The number of U.S. deaths from COVID-19 is truly horrific. As of Feb. 7, 462,169 people had succumbed to the disease, nearly eight times the number of American lives lost in the Vietnam War.

This is the well-publicized bad news. But there is good news too. While we mourn the loss of many lives, we can be thankful that our health care providers and hospitals have saved many lives.

How many? If the U.S. health care system had performed equally to those of Canada, the United Kingdom, Italy, Germany and France, another 292,000 Americans would be dead.

Canada, France, Italy, the United Kingdom and Germany all consider health care to be a right and their governments are substantially more involved in financing and providing health care than the U.S. All are large, affluent, democratic countries, arguably most comparable to the United States. These similarities presumably produce similar testing and reporting procedures for COVID-19.

Relying on data from Johns Hopkins University (, the U.S. death rate from confirmed COVID cases is 1.72%. In Europe's big four and Canada the death rate is 2.8%.

If the U.S. had matched the record of these five other countries, an additional 1.08% of people with confirmed cases would have died, for an additional 292,000 U.S. deaths (1.08% of 26.9 million confirmed COVID-19 cases).

To put it another way, America's health care system reduced deaths of confirmed COVID-19 cases by 39% compared with the other five countries.

The comparative U.S. success in saving COVID-19 patients comes despite a much higher infection rate, which has placed extra burdens on its health care providers. The U.S. rate of confirmed COVID-19 cases as a percent of population is almost double that for the big four and Canada: 8.13% vs. 4.14% by my calculation from Johns Hopkins data. Infection rates comparable to the United States would have more than overwhelmed the other health care systems.

As one example of its readiness to fight the pandemic, the U.S. leads the six countries in the number of critical care beds per 100,000 population. The U.S. has 34.7, Germany 29.2, Italy 12.5, France 11.6 and the United Kingdom 6.8. (Source: Society of Critical Care Medicine.)

The U.S.'s success in saving patients also comes despite its leading the six countries in the percent of population with obesity, diabetes and sickle cell disease, three underlying causes of increased risk of severe illness associated with COVID-19.

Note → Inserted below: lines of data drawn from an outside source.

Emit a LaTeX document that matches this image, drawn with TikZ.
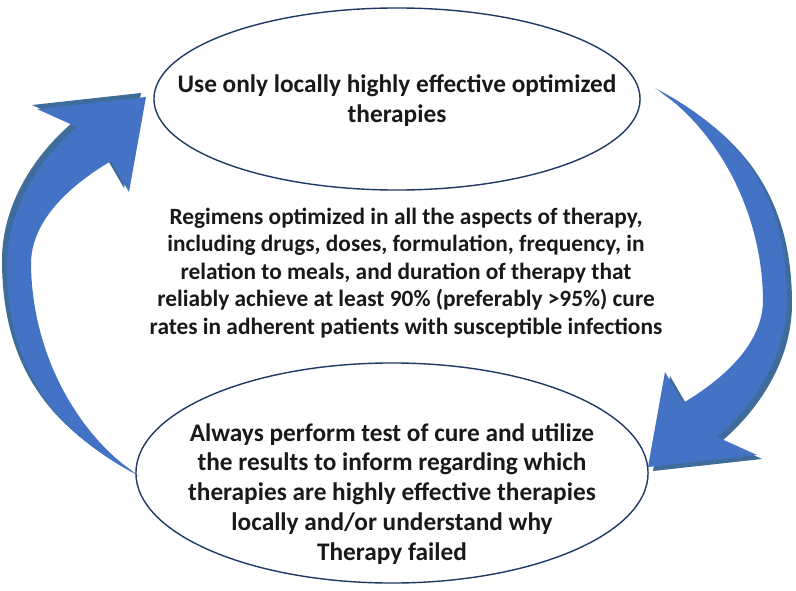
\documentclass[tikz,border=0pt]{standalone}
\usepackage{fontspec}
\setmainfont{Carlito}
\usetikzlibrary{shapes.geometric}
\definecolor{arrowblue}{HTML}{4472C4}
\definecolor{arrowshade}{HTML}{3F6C9A}
\definecolor{rim}{HTML}{1F3864}
\tikzset{bubble/.style={ellipse,draw=rim,line width=1pt,inner sep=0pt}}
\tikzset{boxtext/.style={align=center,text=black!90,font=\bfseries\fontsize{18}{21.3}\selectfont}}
\tikzset{midtext/.style={align=center,text=black!90,font=\bfseries\fontsize{16.6}{19.6}\selectfont}}
\tikzset{pics/bentarrow/.style={code={
  \foreach \dx/\dy/\col in {5/4/arrowshade,0/0/arrowblue}
    \fill[\col,shift={(\dx,\dy)}] (655,88) .. controls (745,135) and (787,200) .. (787,300)
      .. controls (787,350) and (760,400) .. (717,437) -- (757,455) -- (648,467)
      -- (665,372) -- (683,403) .. controls (730,375) and (763,340) .. (763,300)
      .. controls (762,205) and (712,125) .. cycle;
}}}

\begin{document}
\begin{tikzpicture}[x=0.025cm,y=-0.025cm]
    \useasboundingbox (0,0) rectangle (796,591);
    \node[bubble,minimum width=12.15cm,minimum height=4.55cm] (use) at (397,99) {};
    \node[boxtext] (uselbl) at (397,101) {Use only locally highly effective optimized\\therapies};
    \node[midtext] (regimen) at (406,273) {Regimens optimized in all the aspects of therapy,\\including drugs, doses, formulation, frequency, in\\relation to meals, and duration of therapy that\\reliably achieve at least 90\% (preferably >95\%) cure\\rates in adherent patients with susceptible infections};
    \node[bubble,minimum width=12.8cm,minimum height=5.5cm] (test) at (392,473) {};
    \node[boxtext] (testlbl) at (392,494) {Always perform test of cure and utilize\\the results to inform regarding which\\therapies are highly effective therapies\\locally and/or understand why\\Therapy failed};
    \pic {bentarrow};
    \pic[rotate around={180:(397,282)}] {bentarrow};
  \end{tikzpicture}
\end{document}
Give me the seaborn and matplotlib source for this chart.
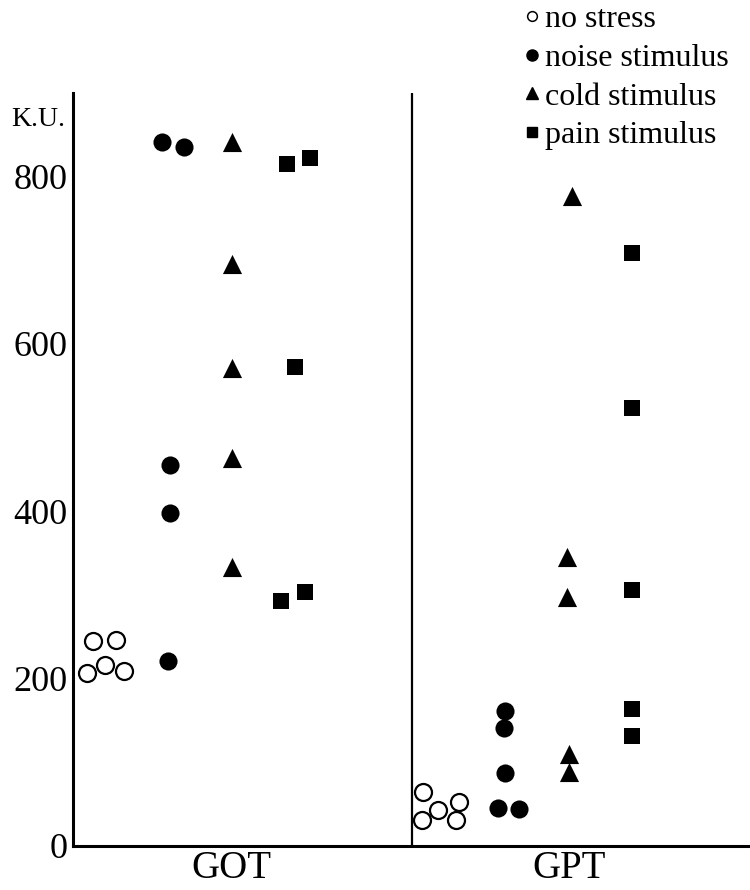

Despite the adversity, American hospitals and medical teams rose to the challenge providing the services needed to save lives.

We have heard Vermont Sen. Bernie Sanders note that the United States is the only developed country where free public health care is not a right. He bemoans America's health care system as the costliest in the world. But perhaps this ranking is due to other comparable countries underfunding health care through their political processes.

How exactly does he intend to lower costs without wage and price controls or rationing of services? Sanders probably knows the answer from his experiences as past chair of the Senate's Committee on Veterans' Affairs. VA medical services were rationed, and veterans joined long queues to receive specialist care. That a single-payer government system will have efficiencies to substantially lower costs without lowering quality is a claim lacking in evidence.

Among the large countries, the U.S. health care system is the best and its hospitals and medical professionals are deservedly celebrated. The system, however, can be improved. As one example, the United States pays more for prescription drugs than Europe. The solution to this inequity does not need Medicare for All to find a solution. As the adage goes, if it ain't broke don't fix it.

America's health care system is not broken. How we attempt to improve it will matter.

Burton A. Abrams of Bovey, Minn., is professor emeritus of economics at the University of Delaware.